Baca juga: Laut Arafura Dilelang ke Pemilik Modal, Masyarakat Maluku Protes
Selama ini, perairan di Maluku dikuasai oleh korporasi besar yang berpusat di Pulau Jawa. Mereka mengirim kapal-kapal ke Maluku untuk menangkap ikan lalu kembali ke Jawa. Tidak ada industri di Maluku sehingga nyaris tak ada manfaat yang dirasakan daerah. Masyarakat Maluku tetap miskin di tengah kekayaan sumber daya perikanan.
Berdasarkan pemetaan wilayah pengelolaan perikanan Republik Indonesia (WPP-RI), wilayah Maluku berada di tengah kepungan tiga WPP-RI. Tiga WPP-RI dimaksud meliputi 714 yang di dalamnya ada Laut Banda, 715 yang di dalamnya ada Laut Seram, dan 718 yang di dalamnya termasuk Laut Arafura. Di Indonesia terdapat 11 WPP-RI.
Berdasarkan Keputusan Menteri Kelautan dan Perikanan Nomor 19 Tahun 2022 yang menerangkan tentang estimasi sumber daya ikan, ketiga WPP-RI itu memiliki potensi perikanan tertinggi di Indonesia.
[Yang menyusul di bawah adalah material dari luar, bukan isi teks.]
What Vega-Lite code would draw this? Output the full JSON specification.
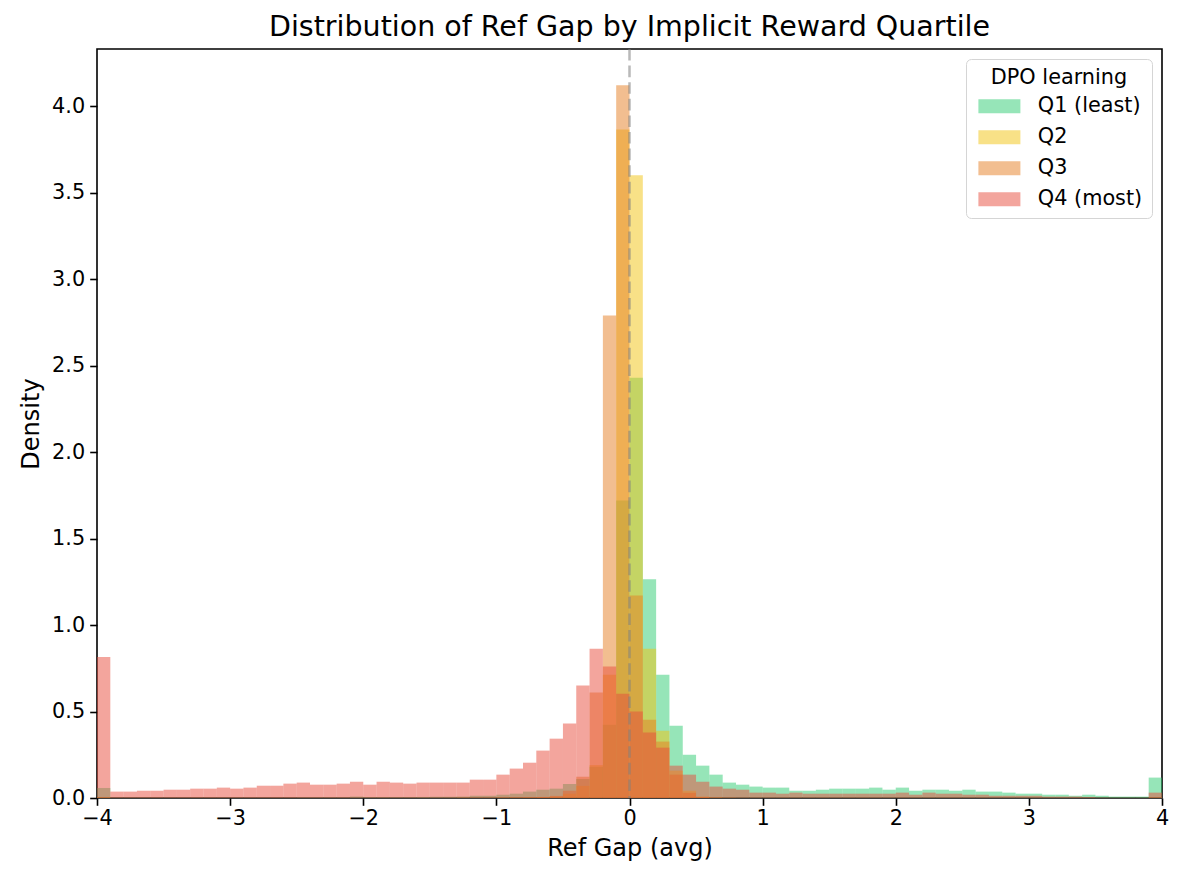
{
  "$schema": "https://vega.github.io/schema/vega-lite/v6.json",
  "autosize": "none",
  "width": 1065,
  "height": 749,
  "padding": {"left": 97, "top": 49, "right": 22, "bottom": 84},
  "background": "white",
  "title": {
    "text": "Distribution of Ref Gap by Implicit Reward Quartile",
    "font": "DejaVu Sans",
    "fontSize": 28.5,
    "fontWeight": "normal",
    "color": "black",
    "anchor": "middle",
    "offset": 6
  },
  "config": {
    "view": {"stroke": "black", "strokeWidth": 1.6},
    "axis": {
      "domain": false,
      "grid": false,
      "labelFlush": false,
      "labelFont": "DejaVu Sans",
      "labelFontSize": 20.8,
      "labelColor": "black",
      "tickColor": "black",
      "tickSize": 7.3,
      "tickWidth": 1.6,
      "labelPadding": 5,
      "titleFont": "DejaVu Sans",
      "titleFontSize": 24,
      "titleFontWeight": "normal",
      "titleColor": "black",
      "titlePadding": 8
    }
  },
  "layer": [
    {
      "data": {
        "values": [
          {"b0": -4.0, "b1": -3.9, "Q1": 0.058, "Q2": 0.004, "Q3": 0.003, "Q4": 0.815},
          {"b0": -3.9, "b1": -3.8, "Q1": 0.003, "Q2": 0, "Q3": 0, "Q4": 0.037},
          {"b0": -3.8, "b1": -3.7, "Q1": 0.003, "Q2": 0, "Q3": 0, "Q4": 0.037},
          {"b0": -3.7, "b1": -3.6, "Q1": 0.003, "Q2": 0, "Q3": 0, "Q4": 0.042},
          {"b0": -3.6, "b1": -3.5, "Q1": 0.003, "Q2": 0, "Q3": 0, "Q4": 0.042},
          {"b0": -3.5, "b1": -3.4, "Q1": 0.003, "Q2": 0, "Q3": 0, "Q4": 0.048},
          {"b0": -3.4, "b1": -3.3, "Q1": 0.003, "Q2": 0, "Q3": 0, "Q4": 0.048},
          {"b0": -3.3, "b1": -3.2, "Q1": 0.003, "Q2": 0, "Q3": 0, "Q4": 0.054},
          {"b0": -3.2, "b1": -3.1, "Q1": 0.003, "Q2": 0, "Q3": 0, "Q4": 0.054},
          {"b0": -3.1, "b1": -3.0, "Q1": 0.003, "Q2": 0, "Q3": 0, "Q4": 0.060},
          {"b0": -3.0, "b1": -2.9, "Q1": 0.003, "Q2": 0, "Q3": 0, "Q4": 0.054},
          {"b0": -2.9, "b1": -2.8, "Q1": 0.003, "Q2": 0, "Q3": 0, "Q4": 0.060},
          {"b0": -2.8, "b1": -2.7, "Q1": 0.003, "Q2": 0, "Q3": 0, "Q4": 0.071},
          {"b0": -2.7, "b1": -2.6, "Q1": 0.003, "Q2": 0, "Q3": 0, "Q4": 0.071},
          {"b0": -2.6, "b1": -2.5, "Q1": 0.003, "Q2": 0, "Q3": 0, "Q4": 0.083},
          {"b0": -2.5, "b1": -2.4, "Q1": 0.004, "Q2": 0, "Q3": 0, "Q4": 0.089},
          {"b0": -2.4, "b1": -2.3, "Q1": 0.004, "Q2": 0, "Q3": 0, "Q4": 0.077},
          {"b0": -2.3, "b1": -2.2, "Q1": 0.004, "Q2": 0, "Q3": 0, "Q4": 0.077},
          {"b0": -2.2, "b1": -2.1, "Q1": 0.004, "Q2": 0, "Q3": 0, "Q4": 0.083},
          {"b0": -2.1, "b1": -2.0, "Q1": 0.008, "Q2": 0, "Q3": 0, "Q4": 0.094},
          {"b0": -2.0, "b1": -1.9, "Q1": 0.005, "Q2": 0, "Q3": 0, "Q4": 0.077},
          {"b0": -1.9, "b1": -1.8, "Q1": 0.005, "Q2": 0, "Q3": 0, "Q4": 0.094},
          {"b0": -1.8, "b1": -1.7, "Q1": 0.005, "Q2": 0, "Q3": 0, "Q4": 0.089},
          {"b0": -1.7, "b1": -1.6, "Q1": 0.005, "Q2": 0, "Q3": 0, "Q4": 0.083},
          {"b0": -1.6, "b1": -1.5, "Q1": 0.006, "Q2": 0, "Q3": 0, "Q4": 0.089},
          {"b0": -1.5, "b1": -1.4, "Q1": 0.007, "Q2": 0, "Q3": 0, "Q4": 0.089},
          {"b0": -1.4, "b1": -1.3, "Q1": 0.007, "Q2": 0, "Q3": 0, "Q4": 0.089},
          {"b0": -1.3, "b1": -1.2, "Q1": 0.008, "Q2": 0.001, "Q3": 0.001, "Q4": 0.089},
          {"b0": -1.2, "b1": -1.1, "Q1": 0.013, "Q2": 0.001, "Q3": 0.001, "Q4": 0.106},
          {"b0": -1.1, "b1": -1.0, "Q1": 0.013, "Q2": 0.001, "Q3": 0.001, "Q4": 0.106},
          {"b0": -1.0, "b1": -0.9, "Q1": 0.019, "Q2": 0.002, "Q3": 0.002, "Q4": 0.135},
          {"b0": -0.9, "b1": -0.8, "Q1": 0.025, "Q2": 0.002, "Q3": 0.003, "Q4": 0.170},
          {"b0": -0.8, "b1": -0.7, "Q1": 0.037, "Q2": 0.003, "Q3": 0.004, "Q4": 0.204},
          {"b0": -0.7, "b1": -0.6, "Q1": 0.048, "Q2": 0.004, "Q3": 0.006, "Q4": 0.274},
          {"b0": -0.6, "b1": -0.5, "Q1": 0.054, "Q2": 0.008, "Q3": 0.012, "Q4": 0.343},
          {"b0": -0.5, "b1": -0.4, "Q1": 0.081, "Q2": 0.025, "Q3": 0.042, "Q4": 0.43},
          {"b0": -0.4, "b1": -0.3, "Q1": 0.11, "Q2": 0.07, "Q3": 0.123, "Q4": 0.65},
          {"b0": -0.3, "b1": -0.2, "Q1": 0.18, "Q2": 0.19, "Q3": 0.61, "Q4": 0.863},
          {"b0": -0.2, "b1": -0.1, "Q1": 0.424, "Q2": 0.713, "Q3": 2.79, "Q4": 0.76},
          {"b0": -0.1, "b1": 0.0, "Q1": 1.72, "Q2": 3.865, "Q3": 4.12, "Q4": 0.603},
          {"b0": 0.0, "b1": 0.1, "Q1": 2.43, "Q2": 3.6, "Q3": 1.17, "Q4": 0.5},
          {"b0": 0.1, "b1": 0.2, "Q1": 1.265, "Q2": 0.863, "Q3": 0.453, "Q4": 0.378},
          {"b0": 0.2, "b1": 0.3, "Q1": 0.713, "Q2": 0.389, "Q3": 0.326, "Q4": 0.291},
          {"b0": 0.3, "b1": 0.4, "Q1": 0.418, "Q2": 0.158, "Q3": 0.135, "Q4": 0.187},
          {"b0": 0.4, "b1": 0.5, "Q1": 0.25, "Q2": 0.042, "Q3": 0.03, "Q4": 0.135},
          {"b0": 0.5, "b1": 0.6, "Q1": 0.187, "Q2": 0.008, "Q3": 0.006, "Q4": 0.094},
          {"b0": 0.6, "b1": 0.7, "Q1": 0.135, "Q2": 0.003, "Q3": 0.002, "Q4": 0.066},
          {"b0": 0.7, "b1": 0.8, "Q1": 0.089, "Q2": 0.001, "Q3": 0.001, "Q4": 0.054},
          {"b0": 0.8, "b1": 0.9, "Q1": 0.077, "Q2": 0, "Q3": 0, "Q4": 0.048},
          {"b0": 0.9, "b1": 1.0, "Q1": 0.066, "Q2": 0, "Q3": 0, "Q4": 0.031},
          {"b0": 1.0, "b1": 1.1, "Q1": 0.060, "Q2": 0, "Q3": 0, "Q4": 0.031},
          {"b0": 1.1, "b1": 1.2, "Q1": 0.060, "Q2": 0, "Q3": 0, "Q4": 0.025},
          {"b0": 1.2, "b1": 1.3, "Q1": 0.042, "Q2": 0, "Q3": 0, "Q4": 0.031},
          {"b0": 1.3, "b1": 1.4, "Q1": 0.042, "Q2": 0, "Q3": 0, "Q4": 0.025},
          {"b0": 1.4, "b1": 1.5, "Q1": 0.048, "Q2": 0, "Q3": 0, "Q4": 0.025},
          {"b0": 1.5, "b1": 1.6, "Q1": 0.054, "Q2": 0, "Q3": 0, "Q4": 0.025},
          {"b0": 1.6, "b1": 1.7, "Q1": 0.054, "Q2": 0, "Q3": 0, "Q4": 0.025},
          {"b0": 1.7, "b1": 1.8, "Q1": 0.054, "Q2": 0, "Q3": 0, "Q4": 0.025},
          {"b0": 1.8, "b1": 1.9, "Q1": 0.060, "Q2": 0, "Q3": 0, "Q4": 0.025},
          {"b0": 1.9, "b1": 2.0, "Q1": 0.048, "Q2": 0, "Q3": 0, "Q4": 0.025},
          {"b0": 2.0, "b1": 2.1, "Q1": 0.060, "Q2": 0, "Q3": 0, "Q4": 0.031},
          {"b0": 2.1, "b1": 2.2, "Q1": 0.042, "Q2": 0, "Q3": 0, "Q4": 0.019},
          {"b0": 2.2, "b1": 2.3, "Q1": 0.048, "Q2": 0, "Q3": 0, "Q4": 0.031},
          {"b0": 2.3, "b1": 2.4, "Q1": 0.048, "Q2": 0, "Q3": 0, "Q4": 0.025},
          {"b0": 2.4, "b1": 2.5, "Q1": 0.042, "Q2": 0, "Q3": 0, "Q4": 0.025},
          {"b0": 2.5, "b1": 2.6, "Q1": 0.048, "Q2": 0, "Q3": 0, "Q4": 0.019},
          {"b0": 2.6, "b1": 2.7, "Q1": 0.037, "Q2": 0, "Q3": 0, "Q4": 0.019},
          {"b0": 2.7, "b1": 2.8, "Q1": 0.037, "Q2": 0, "Q3": 0, "Q4": 0.013},
          {"b0": 2.8, "b1": 2.9, "Q1": 0.031, "Q2": 0, "Q3": 0, "Q4": 0.013},
          {"b0": 2.9, "b1": 3.0, "Q1": 0.025, "Q2": 0, "Q3": 0, "Q4": 0.013},
          {"b0": 3.0, "b1": 3.1, "Q1": 0.025, "Q2": 0, "Q3": 0, "Q4": 0.013},
          {"b0": 3.1, "b1": 3.2, "Q1": 0.019, "Q2": 0, "Q3": 0, "Q4": 0.008},
          {"b0": 3.2, "b1": 3.3, "Q1": 0.019, "Q2": 0, "Q3": 0, "Q4": 0.008},
          {"b0": 3.3, "b1": 3.4, "Q1": 0.013, "Q2": 0, "Q3": 0, "Q4": 0.008},
          {"b0": 3.4, "b1": 3.5, "Q1": 0.019, "Q2": 0, "Q3": 0, "Q4": 0.006},
          {"b0": 3.5, "b1": 3.6, "Q1": 0.013, "Q2": 0, "Q3": 0, "Q4": 0.003},
          {"b0": 3.6, "b1": 3.7, "Q1": 0.008, "Q2": 0, "Q3": 0, "Q4": 0.002},
          {"b0": 3.7, "b1": 3.8, "Q1": 0.008, "Q2": 0, "Q3": 0, "Q4": 0.002},
          {"b0": 3.8, "b1": 3.9, "Q1": 0.008, "Q2": 0, "Q3": 0, "Q4": 0.002},
          {"b0": 3.9, "b1": 4.0, "Q1": 0.118, "Q2": 0.002, "Q3": 0.002, "Q4": 0.031}
        ]
      },
      "transform": [
        {"fold": ["Q1", "Q2", "Q3", "Q4"], "as": ["quartile", "density"]}
      ],
      "mark": {"type": "rect", "opacity": 0.5, "strokeWidth": 0},
      "encoding": {
        "x": {
          "field": "b0",
          "type": "quantitative",
          "title": "Ref Gap (avg)",
          "scale": {"domain": [-4, 4], "nice": false, "zero": false},
          "axis": {"values": [-4, -3, -2, -1, 0, 1, 2, 3, 4], "format": "d", "labelPadding": 3}
        },
        "x2": {"field": "b1"},
        "y": {
          "field": "density",
          "type": "quantitative",
          "title": "Density",
          "scale": {"domain": [0, 4.33], "nice": false},
          "axis": {"values": [0, 0.5, 1, 1.5, 2, 2.5, 3, 3.5, 4], "format": ".1f"}
        },
        "y2": {"datum": 0},
        "order": {"field": "quartile"},
        "color": {
          "field": "quartile",
          "type": "nominal",
          "scale": {
            "domain": ["Q1", "Q2", "Q3", "Q4"],
            "range": ["#2ecc71", "#f1c40f", "#e67e22", "#e74c3c"]
          },
          "legend": {
            "title": "DPO learning",
            "orient": "top-right",
            "offset": 10,
            "labelExpr": "datum.label == 'Q1' ? 'Q1 (least)' : datum.label == 'Q4' ? 'Q4 (most)' : datum.label",
            "titleFont": "DejaVu Sans",
            "titleFontSize": 20.8,
            "titleFontWeight": "normal",
            "titleColor": "black",
            "titleAnchor": "middle",
            "titlePadding": 7,
            "labelFont": "DejaVu Sans",
            "labelFontSize": 20.8,
            "labelColor": "black",
            "labelOffset": 42,
            "symbolType": "M-1,-1H5V1H-1Z",
            "symbolSize": 196,
            "symbolOpacity": 0.5,
            "symbolStrokeWidth": 0,
            "rowPadding": 9,
            "padding": 9,
            "fillColor": "white",
            "strokeColor": "#d5d5d5",
            "cornerRadius": 5
          }
        }
      }
    },
    {
      "data": {"values": [{"x0": 0}]},
      "mark": {"type": "rule", "color": "gray", "opacity": 0.55, "strokeWidth": 2.5, "strokeDash": [11.6, 5]},
      "encoding": {
        "x": {"field": "x0", "type": "quantitative", "title": "Ref Gap (avg)"}
      }
    }
  ]
}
Seperti di WPP-RI 718 yang memiliki potensi ikan pelagis kecil tertinggi, yakni mencapai 836.973 ton per tahun. Potensi ikan demersal juga tertinggi, yakni 876.722 ton per tahun.
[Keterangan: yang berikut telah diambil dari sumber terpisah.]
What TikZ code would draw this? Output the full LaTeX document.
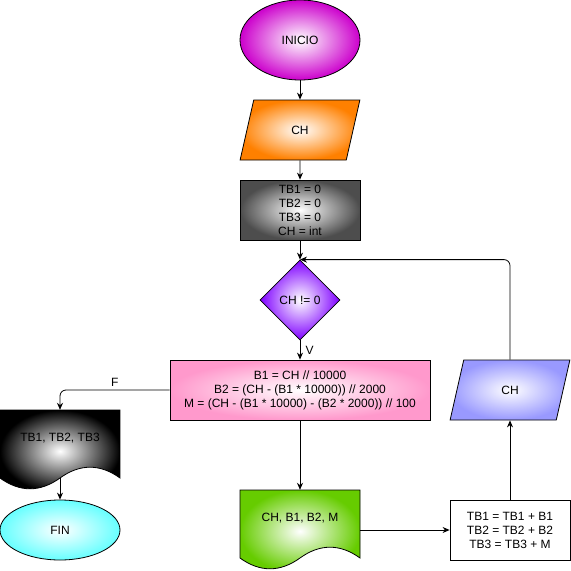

Profesor Alex Retraubun dari Universitas Pattimura, Ambon, dalam sejumlah kesempatan mengatakan, tingginya potensi ikan disebabkan kesuburan perairan di Maluku. Kesuburan didukung oleh ekosistem yang masih terjaga, mulai dari mangrove, lamun, dan terumbu karang.
”Selain itu, terjadi pengadukan massa air atau upwelling yang rutin setiap tahun pada musim timur (Mei hingga Agustus). Nutrisi di dasarnya laut kemudian naik ke atas. Inilah kelebihan perairan di Maluku sehingga potensi perikanan tangkap sangat tinggi,” kata Alex.
Perikanan budidaya
Di samping mendorong perikanan tangkap, Pemprov Maluku kini mulai serius mengurusi perikanan budidaya yang oleh banyak orang masih dipandang sebelah mata. Sejak tahun 2020, berbagai bantuan untuk para pembudidaya digelontorkan. Kini, hasilnya mulai terasa.
Geliat perikanan budidaya perlahan berkembang sebagaimana terlihat dari keramba jaring apung yang bertebaran di Teluk Ambon. Lebih kurang 70 kelompok nelayan terlibat dalamnya. Mereka membudidayakan ikan kuwe, kakap putih, dan kerapu. Hasilnya dijual kepada masyarakat lokal hingga diekspor.
Jefri Slamta (51), salah satu contoh pembudidaya yang sukses. Berkat dukungan pemerintah, ia memiliki 20 kotak keramba jaring apung. Sepanjang tahun 2023, mulai Januari hingga Juni lalu, Jefri menjual 1,8 ton ikan dengan harga paling mahal Rp 450.000 per kilogram untuk jenis kerapu bebek. Tahun depan ia menargetkan penjualan hingga 4 ton.
Data Badan Pusat Statistik menyebutkan, ekspor perikanan budidaya selama lima bulan pertama tahun 2023 mencapai 21,9 juta dollar Amerika Serikat atau sekitar Rp 328,5 miliar. Inilah rekor ekspor perikanan budidaya tertinggi di Maluku. Dua komoditas yang diekspor meliputi ikan kerapu bebek dan udang vaname. Kerapu dikirim ke Hong Kong, sedangkan udang ke China.
Karolis Iwamony, Kepala Bidang Perikanan Budidaya, Pengolahan, dan Pemasaran Hasil Perikanan, Dinas Kelautan dan Perikanan Provinsi Maluku mengakui, potensi perikanan budidaya belum tergarap maksimal. Di sisi lain, pemerintah daerah dengan segala keterbatasan anggaran sudah berupaya maksimal untuk membantu pembudidaya.
Jika lumbung ikan nasional terwujud di Maluku, sektor perikanan tangkap maupun perikanan budidaya akan lebih maju dan memberi manfaat kesejahteraan bagi masyarakat. Maluku masih terus menunggu wujud nyata dari janji tersebut.